Leituras #5: Feliz Ano Velho, de Marcelo Rubens Paiva

Editora: Brasiliense
Páginas: 232
Lançamento: 1982
Nota:
3,5/5

“Samba, praia e futebol dão charme pra esse país com fome, doença e repressão.”
Marcelo Rubens Paiva

 

Às vezes a gente tem. Às vezes a gente perde o que tem em segundos e depois precisa aprender a viver sem ter. Ter, nesse caso, não tem a ver como posse, mas com uso, possibilidade, movimento, transformação. Às vezes a gente tem, mas não é, às vezes a gente quer ter, mas falta existência. Acontece que o acaso e o destino, em alguns casos, tiram da gente só para gente passar a ter.

Feliz Ano Velho (1982) conta o momento da vida do músico e escritor Marcelo Rubens Paiva em que ele, após tentar um mergulho em um lago, sofre uma lesão na coluna e fica impossibilitado de andar. Através da trajetória pessoal, passando do hospital, das sensações, das dores, da família e da amizade, o que se vê paralelamente é a história de um Brasil em plena abertura política do fim dá década de setenta e início dos anos oitenta. Com uma linguagem rápida, muito próxima da conversa e do estilo comum daquela geração, ele busca atravessar esses dois momentos – do eu e do mundo – a partir do olhar de um rapaz de 20 anos que de repente deixa de andar, se locomover e se torna durante um tempo, por conta disso, um espectador do mundo à sua volta.

O título do livro vem de um momento de profunda tristeza, quando ele da cama da UTI do hospital ouve pelas ruas os gritos, os fogos e as confraternizações de feliz ano novo. Apesar de receber carinho e atenção de todos para ele “nada tinha de sentido”, pois embora todos sofressem com ele, dessem apoio, era ele quem estava ali, preso a um corpo que parecia morto. No entanto, era na cabeça que estava o risco de morte: às vezes a gente prefere morrer a não ter.

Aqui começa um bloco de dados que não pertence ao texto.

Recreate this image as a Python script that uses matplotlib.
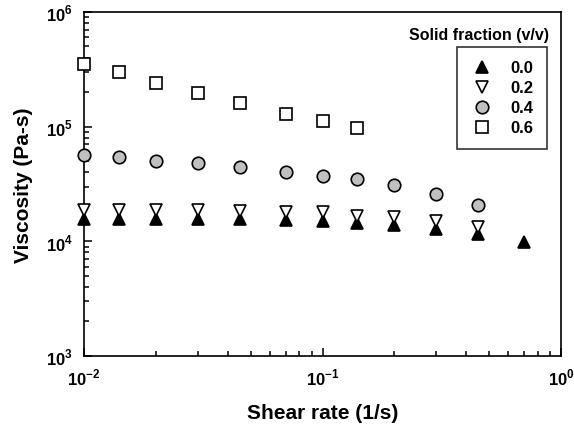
import matplotlib
matplotlib.use("Agg")
import matplotlib.pyplot as plt
from matplotlib.ticker import FixedLocator, LogLocator, NullFormatter

plt.rcParams['font.family'] = ['Liberation Sans', 'DejaVu Sans']
plt.rcParams['font.weight'] = 'bold'
plt.rcParams['mathtext.fontset'] = 'custom'
plt.rcParams['mathtext.rm'] = 'Liberation Sans:bold'
plt.rcParams['mathtext.bf'] = 'Liberation Sans:bold'

# shear rate (1/s)
rate = [0.01, 0.014, 0.02, 0.03, 0.045, 0.07, 0.1, 0.14, 0.2, 0.3, 0.45, 0.7]

# viscosity (Pa-s) per solid fraction
visc_00 = [15700, 15700, 15700, 15600, 15500, 15300, 15100, 14400, 13900, 12800, 11600, 9930]
visc_02 = [18800, 18800, 18800, 18600, 18400, 18000, 17900, 16700, 16200, 15100, 13300]
visc_04 = [56900, 54700, 50500, 47900, 44500, 40500, 37300, 34800, 31000, 26000, 20700]
visc_06 = [352000, 300000, 240000, 197000, 161000, 129000, 112000, 97000]

labels = ["0.0", "0.2", "0.4", "0.6"]

fig = plt.figure(figsize=(5.74, 4.27), dpi=100)
ax = fig.add_axes([0.1463, 0.164, 0.8311, 0.8056])

ms = 9
ax.plot(rate[:len(visc_00)], visc_00, ls='none', marker='^', ms=ms, mfc='black', mec='black', mew=1.2, label=labels[0], clip_on=False, zorder=3)
ax.plot(rate[:len(visc_02)], visc_02, ls='none', marker='v', ms=ms, mfc='white', mec='black', mew=1.2, label=labels[1], clip_on=False, zorder=4)
ax.plot(rate[:len(visc_04)], visc_04, ls='none', marker='o', ms=ms, mfc='#c0c0c0', mec='black', mew=1.2, label=labels[2], clip_on=False, zorder=3)
ax.plot(rate[:len(visc_06)], visc_06, ls='none', marker='s', ms=ms, mfc='white', mec='black', mew=1.2, label=labels[3], clip_on=False, zorder=3)

ax.set_xscale('log')
ax.set_yscale('log')
ax.set_xlim(0.01, 1)
ax.set_ylim(1e3, 1e6)

ax.xaxis.set_major_locator(FixedLocator([0.01, 0.1, 1]))
ax.yaxis.set_major_locator(FixedLocator([1e3, 1e4, 1e5, 1e6]))
ax.set_xticklabels([r'$10^{-2}$', r'$10^{-1}$', r'$10^{0}$'])
ax.set_yticklabels([r'$10^{3}$', r'$10^{4}$', r'$10^{5}$', r'$10^{6}$'])
ax.xaxis.set_minor_locator(LogLocator(base=10, subs=range(2, 10)))
ax.yaxis.set_minor_locator(LogLocator(base=10, subs=range(2, 10)))
ax.xaxis.set_minor_formatter(NullFormatter())
ax.yaxis.set_minor_formatter(NullFormatter())

ax.tick_params(which='both', direction='in', top=False, right=False, width=1.1, labelsize=12)
ax.tick_params(which='major', length=6, pad=8)
ax.tick_params(which='minor', length=3.5)
for s in ax.spines.values():
    s.set_linewidth(1.2)

ax.set_xlabel('Shear rate (1/s)', fontsize=15, fontweight='bold', labelpad=11)
ax.set_ylabel('Viscosity (Pa-s)', fontsize=15, fontweight='bold', labelpad=9)

leg = ax.legend(loc='upper right', bbox_to_anchor=(0.9706, 0.898), frameon=True, fancybox=False,
                edgecolor='black', fontsize=12, handletextpad=1.0, borderpad=0.8,
                labelspacing=0.3, borderaxespad=0, handlelength=1.4)
leg.get_frame().set_linewidth(1.2)
for t in leg.get_texts():
    t.set_fontweight('bold')
ax.text(0.9745, 0.935, 'Solid fraction (v/v)', transform=ax.transAxes, ha='right', va='center',
        fontsize=11.5, fontweight='bold')

fig.savefig('out.png', dpi=100)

Nessa batalha consigo, os livros ajudavam um bocado. Tudo virava motivo de associação com o seu caso, como no livro O que é isso companheiro? de Fernando Gabeira cujo personagem está posto tal como ele: “era uma situação muito parecida com a minha, preso num lugar que não conhecia, absolutamente sem fazer nada”. E arremata: “O Gabeira não sabe como foi importante pra mim.”

Sobre a situação política do Brasil, temos logo de cara a notícia da morte do pai anos atrás pela repressão da ditadura, assim como o aparecimento de um novo cara para a política: Luis Ignácio Lula da Silva, que segundo Marcelo era já naquela época “uma incógnita”, uma vez que não se portava como esquerdista tradicional, mas estava absolutamente longe da direita. Até hoje sua posição faz sentido. Ao lado disso, ele destaca uma geração que também era sem marcas, que conquistava um novo espaço que até então era inabitado pelo pensamento crítico:

Achei um barato essa conquista do espaço urbano. Na realidade, os muros não são de ninguém. A propriedade é uma forma de capitalizar a natureza que o imbecil do ser humano inventou. Os muros, então, pra que servem os muros? (…) pra acabar com o direito natural do ser humano.

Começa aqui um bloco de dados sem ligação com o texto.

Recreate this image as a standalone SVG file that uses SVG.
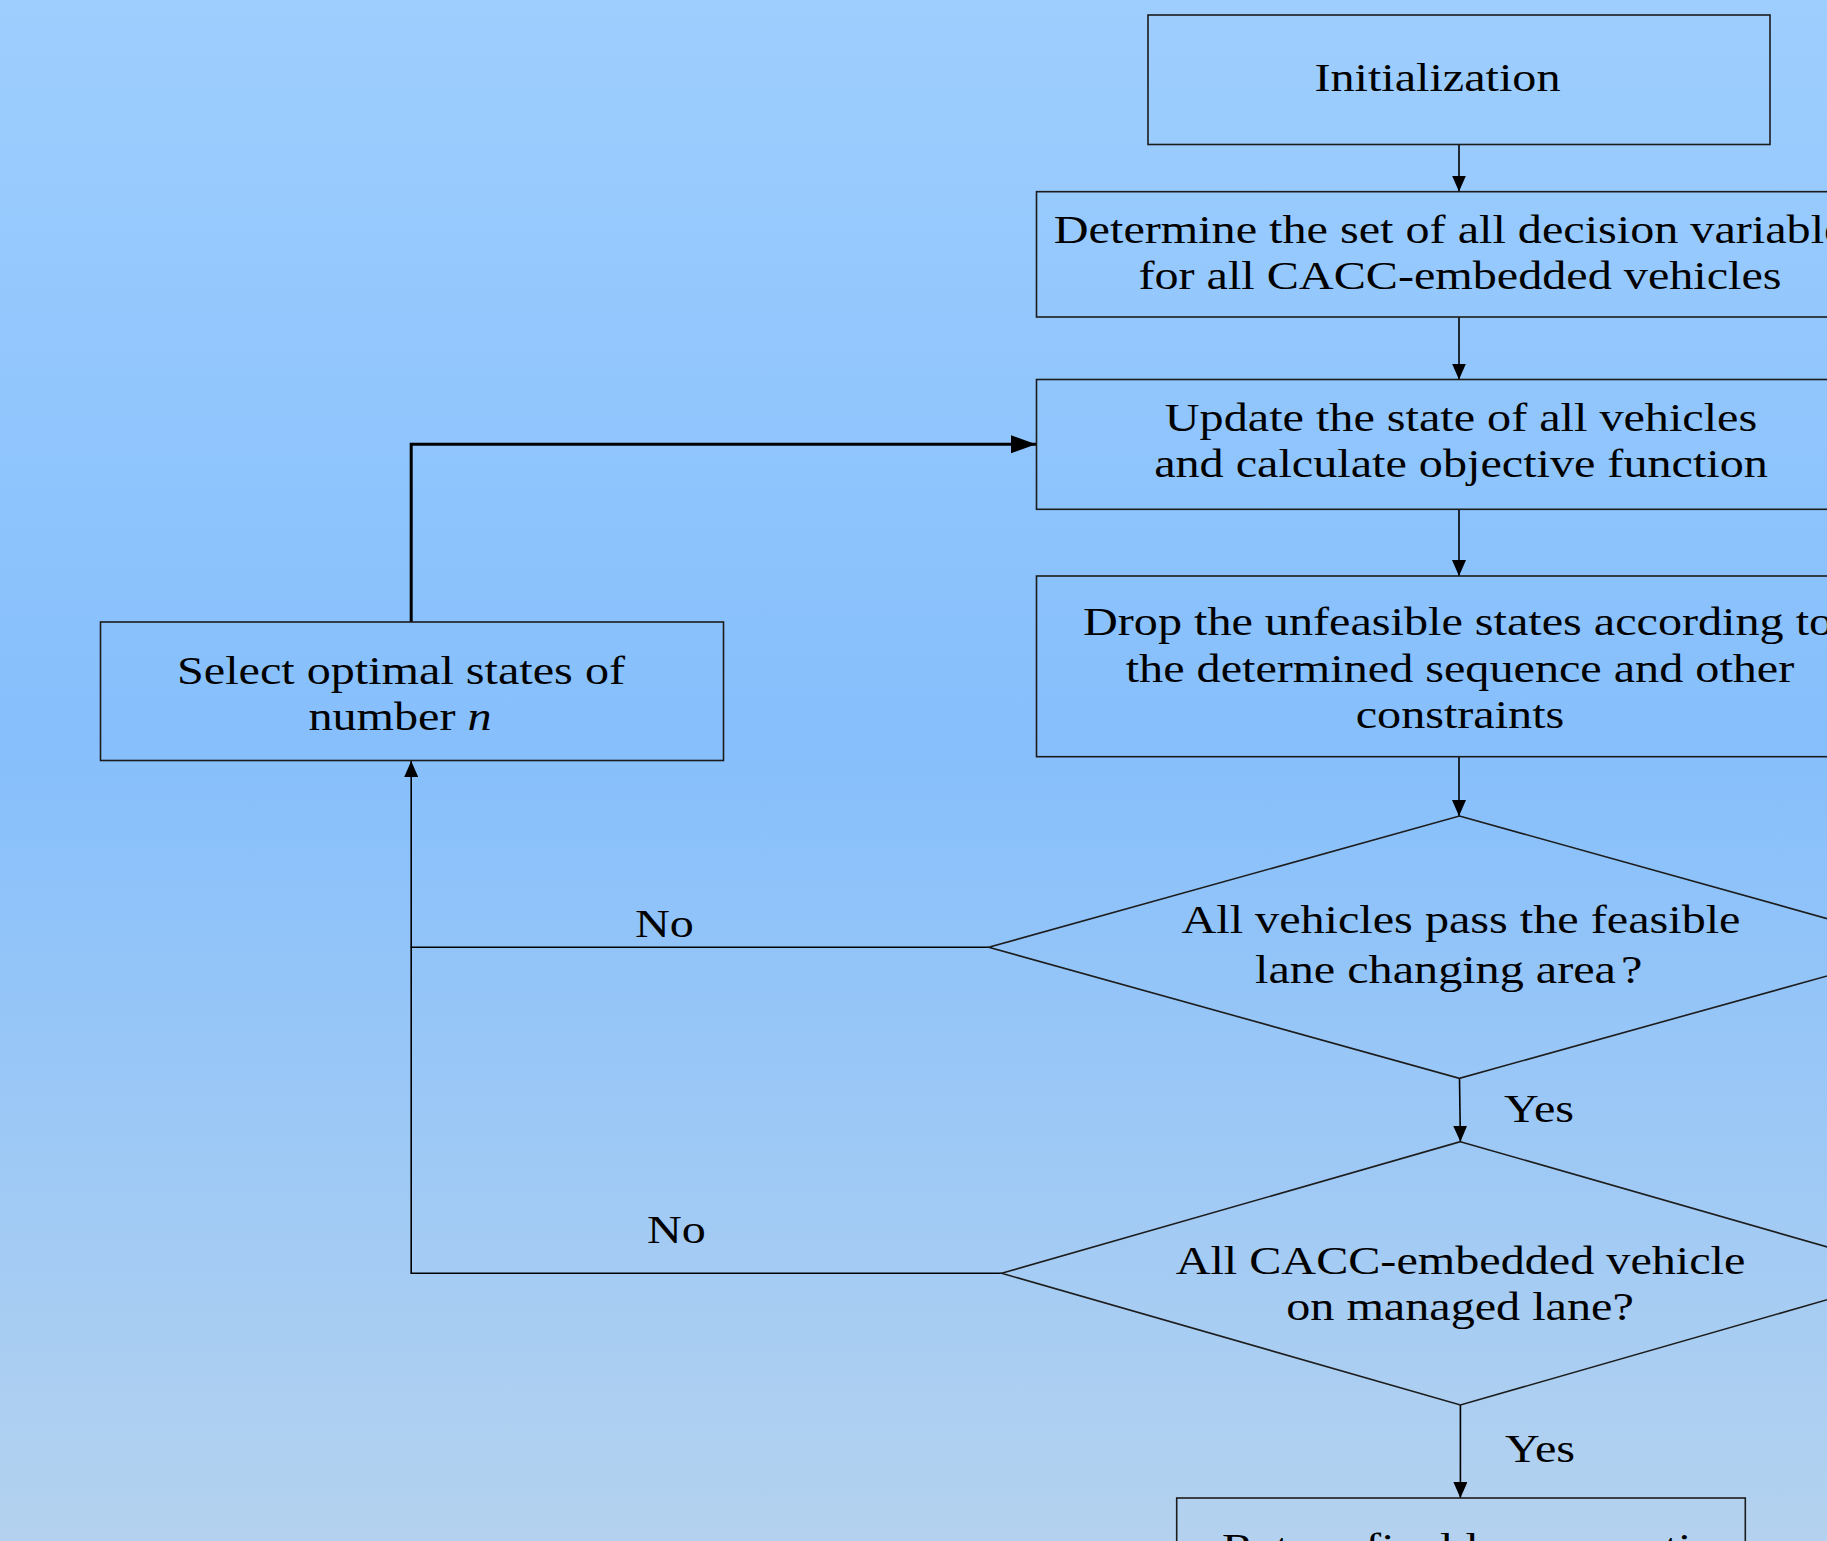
<svg xmlns="http://www.w3.org/2000/svg" width="1827" height="1541" viewBox="0 0 1827 1541">
<defs>
<linearGradient id="bg" x1="0" y1="0" x2="0" y2="1">
<stop offset="0" stop-color="#9ecefe"/>
<stop offset="0.48" stop-color="#86bffc"/>
<stop offset="1" stop-color="#b4d2ef"/>
</linearGradient>
<marker id="arr" viewBox="0 0 16 14" markerWidth="16" markerHeight="14" refX="16" refY="7" orient="auto" markerUnits="userSpaceOnUse">
<path d="M0,0 L16,7 L0,14 z" fill="#000"/>
</marker>
<marker id="arrBig" viewBox="0 0 25 18" markerWidth="25" markerHeight="18" refX="25" refY="9" orient="auto" markerUnits="userSpaceOnUse">
<path d="M0,0 L25,9 L0,18 z" fill="#000"/>
</marker>
</defs>
<style>
.box{fill:none;stroke:#1c1c1c;stroke-width:1.6}
.t{font-family:"Liberation Serif","Times New Roman",serif;font-size:39px;fill:#000;text-anchor:middle}
.s{text-anchor:start}
.c{fill:none;stroke:#000;stroke-width:1.6}
.ck{fill:none;stroke:#000;stroke-width:3}
</style>
<rect x="0" y="0" width="1827" height="1541" fill="url(#bg)"/>

<g id="connectors">
<line class="c" x1="1459" y1="144.5" x2="1459" y2="191.5" marker-end="url(#arr)"/>
<line class="c" x1="1459" y1="317" x2="1459" y2="379.5" marker-end="url(#arr)"/>
<line class="c" x1="1459" y1="509.5" x2="1459" y2="576" marker-end="url(#arr)"/>
<line class="c" x1="1459" y1="756.7" x2="1459" y2="816" marker-end="url(#arr)"/>
<line class="c" x1="1459.5" y1="1078.3" x2="1460.4" y2="1141.7" marker-end="url(#arr)"/>
<line class="c" x1="1460.4" y1="1405" x2="1460.4" y2="1498" marker-end="url(#arr)"/>
<polyline class="c" points="988.7,947.3 411.2,947.3 411.2,761" marker-end="url(#arr)"/>
<polyline class="c" points="1001.6,1273.3 411.2,1273.3 411.2,947.3"/>
<polyline class="ck" points="411.2,622 411.2,444.3 1036,444.3" marker-end="url(#arrBig)"/>
<text class="t s" transform="translate(635,937.3) scale(1.235,1)">No</text>
<text class="t s" transform="translate(647,1242.7) scale(1.235,1)">No</text>
<text class="t s" transform="translate(1504,1122.3) scale(1.235,1)">Yes</text>
<text class="t s" transform="translate(1505,1461.7) scale(1.235,1)">Yes</text>
</g>

<g id="init">
<rect class="box" x="1148" y="15" width="622" height="129.5"/>
<text class="t" transform="translate(1437.5,90.7) scale(1.235,1)">Initialization</text>
</g>

<g id="determine">
<rect class="box" x="1036.5" y="191.7" width="846" height="125.3"/>
<text class="t" transform="translate(1459,243) scale(1.235,1)">Determine the set of all decision variables</text>
<text class="t" transform="translate(1460,289.3) scale(1.235,1)">for all CACC-embedded vehicles</text>
</g>

<g id="update">
<rect class="box" x="1036.5" y="379.5" width="846" height="129.8"/>
<text class="t" transform="translate(1461,430.7) scale(1.235,1)">Update the state of all vehicles</text>
<text class="t" transform="translate(1461,477.3) scale(1.235,1)">and calculate objective function</text>
</g>

<g id="drop">
<rect class="box" x="1036.5" y="576" width="846" height="180.7"/>
<text class="t s" transform="translate(1083,635) scale(1.235,1)">Drop the unfeasible states according to</text>
<text class="t" transform="translate(1460,681.7) scale(1.235,1)">the determined sequence and other</text>
<text class="t" transform="translate(1460,728.3) scale(1.235,1)">constraints</text>
</g>

<g id="select">
<rect class="box" x="100.5" y="622" width="623" height="138.5"/>
<text class="t" transform="translate(401,684) scale(1.235,1)">Select optimal states of</text>
<text class="t" transform="translate(400,730) scale(1.235,1)">number <tspan font-style="italic">n</tspan></text>
</g>

<g id="decision1">
<polygon class="box" points="1459.4,816 1930,947.3 1459.4,1078.3 988.7,947.3"/>
<text class="t" transform="translate(1461,933.3) scale(1.235,1)">All vehicles pass the feasible</text>
<text class="t s" transform="translate(1255,982.7) scale(1.235,1)">lane changing area<tspan dx="4">?</tspan></text>
</g>

<g id="decision2">
<polygon class="box" points="1460.4,1141.7 1919.2,1273.3 1460.4,1405 1001.6,1273.3"/>
<text class="t" transform="translate(1460.5,1274) scale(1.235,1)">All CACC-embedded vehicle</text>
<text class="t" transform="translate(1460,1320) scale(1.235,1)">on managed lane?</text>
</g>

<g id="final">
<rect class="box" x="1176.7" y="1498" width="568.6" height="130"/>
<text class="t s" transform="translate(1222,1561) scale(1.235,1)">Return final lane operation</text>
</g>
</svg>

Era o começo do traçado de uma geração que desbundava, “transava” drogas, repensava tanto a opressão quanto a liberdade sexual, dava voz aos desejos do corpo sem muita culpa, com uma pegada mais livre, menos acompanhada de perto pelo poder e pelos pais. Por isso, havia intensos amores curtos e amores eternamente reacendendo. Ele descreve a perda do amor de uma menina ao vê-la dormindo ao seu lado no hospital de forma tão carinhosa e pueril, adolescente que a impressão que se tem é que ele sofre agora por querer ter sofrido mais quando levou o famoso pé na bunda.

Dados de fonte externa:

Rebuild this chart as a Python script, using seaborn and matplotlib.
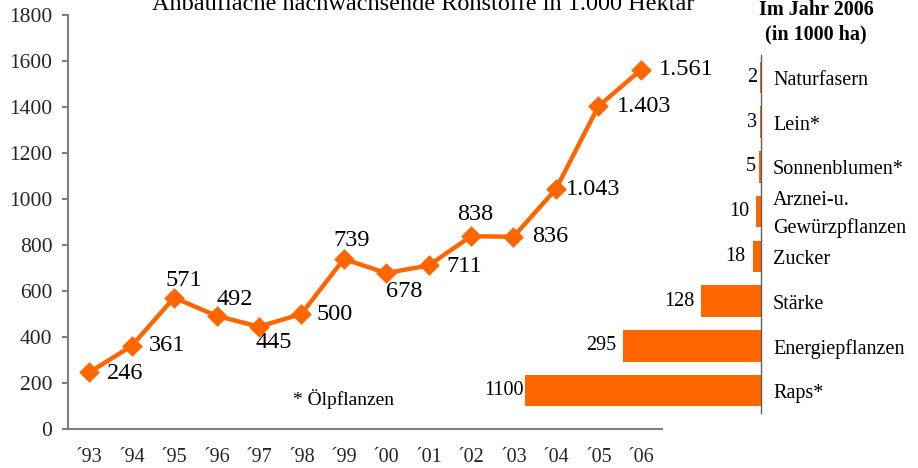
import matplotlib
matplotlib.use("Agg")
import matplotlib.pyplot as plt
import seaborn as sns
import pandas as pd

# Anbaufläche nachwachsende Rohstoffe (1.000 ha)
jahre = ["´93", "´94", "´95", "´96", "´97", "´98", "´99",
         "´00", "´01", "´02", "´03", "´04", "´05", "´06"]
flaeche = [246, 361, 571, 492, 445, 500, 739, 678, 711, 838, 836, 1043, 1403, 1561]

# Im Jahr 2006 (in 1000 ha)
kulturen = ["Naturfasern", "Lein*", "Sonnenblumen*", "Arznei-u.\nGewürzpflanzen",
            "Zucker", "Stärke", "Energiepflanzen", "Raps*"]
anbau_2006 = [2, 3, 5, 10, 18, 128, 295, 1100]

y_ticks = list(range(0, 1801, 200))

ORANGE = "#FF6600"
GRAU = "#808080"
W, H = 918, 468
PT = 0.72  # px -> pt bei 100 dpi

# Lage der Wertbeschriftungen relativ zum Marker (px, linker Rand / Mitte)
label_offsets = [(18, 1), (17, 0), (-9, -17), (0, -16), (-3, 16), (15, 0), (-10, -19),
                 (0, 18), (18, 1), (-14, -22), (19, 0), (10, 0), (19, 0), (18, 0)]

sns.set_theme(style="white")
plt.rcParams["font.family"] = ["Liberation Serif", "DejaVu Serif"]
plt.rcParams["text.color"] = "black"


def px_box(x0, y0, x1, y1):
    return [x0 / W, 1 - y1 / H, (x1 - x0) / W, (y1 - y0) / H]


fig = plt.figure(figsize=(W / 100, H / 100), dpi=100)

# --- Liniendiagramm ---
ax = fig.add_axes(px_box(68, 15, 662, 429))
df = pd.DataFrame({"Jahr": jahre, "Fläche": flaeche})
sns.pointplot(data=df, x="Jahr", y="Fläche", color=ORANGE, markers="D",
              markersize=8, linewidth=3.2, errorbar=None, ax=ax)
ax.set_xlim(-0.5, len(jahre) - 0.5)
ax.set_ylim(0, 1800)
ax.set_yticks(y_ticks)
ax.set_xlabel("")
ax.set_ylabel("")
sns.despine(ax=ax)
for s in ["left", "bottom"]:
    ax.spines[s].set_color(GRAU)
    ax.spines[s].set_linewidth(1.5)
ax.tick_params(axis="y", left=True, direction="out", length=4.3, width=1.5,
               color=GRAU, pad=7, labelsize=15.5)
ax.tick_params(axis="x", bottom=True, length=0, pad=14, labelsize=14.5)

for i, (v, (dx, dy)) in enumerate(zip(flaeche, label_offsets)):
    txt = f"{v:,}".replace(",", ".")
    ax.annotate(txt, xy=(i, v), xytext=(dx * PT, -dy * PT), textcoords="offset points",
                ha="left", va="center", fontsize=17.5, annotation_clip=False)

fig.text(293 / W, 1 - 399 / H, "* Ölpflanzen", ha="left", va="center", fontsize=14)

# --- Balkendiagramm 2006 ---
bx = fig.add_axes(px_box(525, 55, 761, 413))
bx.patch.set_alpha(0)
df2 = pd.DataFrame({"Kultur": kulturen, "ha": anbau_2006})
sns.barplot(data=df2, y="Kultur", x="ha", color=ORANGE, saturation=1, width=0.7,
            orient="h", linewidth=0, ax=bx)
x_max = 504
bx.set_xlim(x_max, 0)
bx.set_ylim(len(kulturen) - 0.5, -0.5)
bx.set_xlabel("")
bx.set_ylabel("")
bx.set_xticks([])
bx.set_yticks([])
for s in ["left", "top", "bottom"]:
    bx.spines[s].set_visible(False)
bx.spines["right"].set_color("#606060")
bx.spines["right"].set_linewidth(1)

for i, (kultur, v) in enumerate(zip(kulturen, anbau_2006)):
    # Kategoriename rechts der Nulllinie
    bx.annotate(kultur, xy=(0, i), xytext=(12 * PT, -3 * PT), textcoords="offset points",
                ha="left", va="center", fontsize=14.5, linespacing=1.5,
                annotation_clip=False)
    # Wert links vom Balken
    if v > x_max:
        off = -1
    elif v < 10:
        off = -2
    else:
        off = -5
    bx.annotate(str(v), xy=(min(v, x_max), i), xytext=(off, 0), textcoords="offset points",
                ha="right", va="center", fontsize=14.5, annotation_clip=False)

# --- Überschriften ---
fig.text(423 / W, 1 - 10 / H, "Anbaufläche nachwachsende Rohstoffe in 1.000 Hektar",
         ha="center", va="baseline", fontsize=17.5)
fig.text(816 / W, 1 - 10 / H, "Im Jahr 2006", ha="center", va="center",
         fontsize=14.5, weight="bold")
fig.text(816 / W, 1 - 34 / H, "(in 1000 ha)", ha="center", va="center",
         fontsize=14.5, weight="bold")

fig.savefig("out.png", dpi=100)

É assim que Marcelo Rubens Paiva organiza sua história: uma confluência de si, do mundo e daqueles que estavam ao seu redor. Faz isso de maneira breve, quase de quem ditou ao invés de escrever, mas também de forma muito apropriada para um mundo de hoje. Ainda mais que agora ele vê tudo de um lugar privilegiado de quem não é obrigado a correr, a sofrer, a viver, a malhar, a querer ter e a possuir. É só um rapaz que a natureza deu conta de desacelerar e que, por conta disso, está na posição de nos olhar de uma forma que não podemos ver: lúcido, simples, como o girar de sua cadeira de rodas.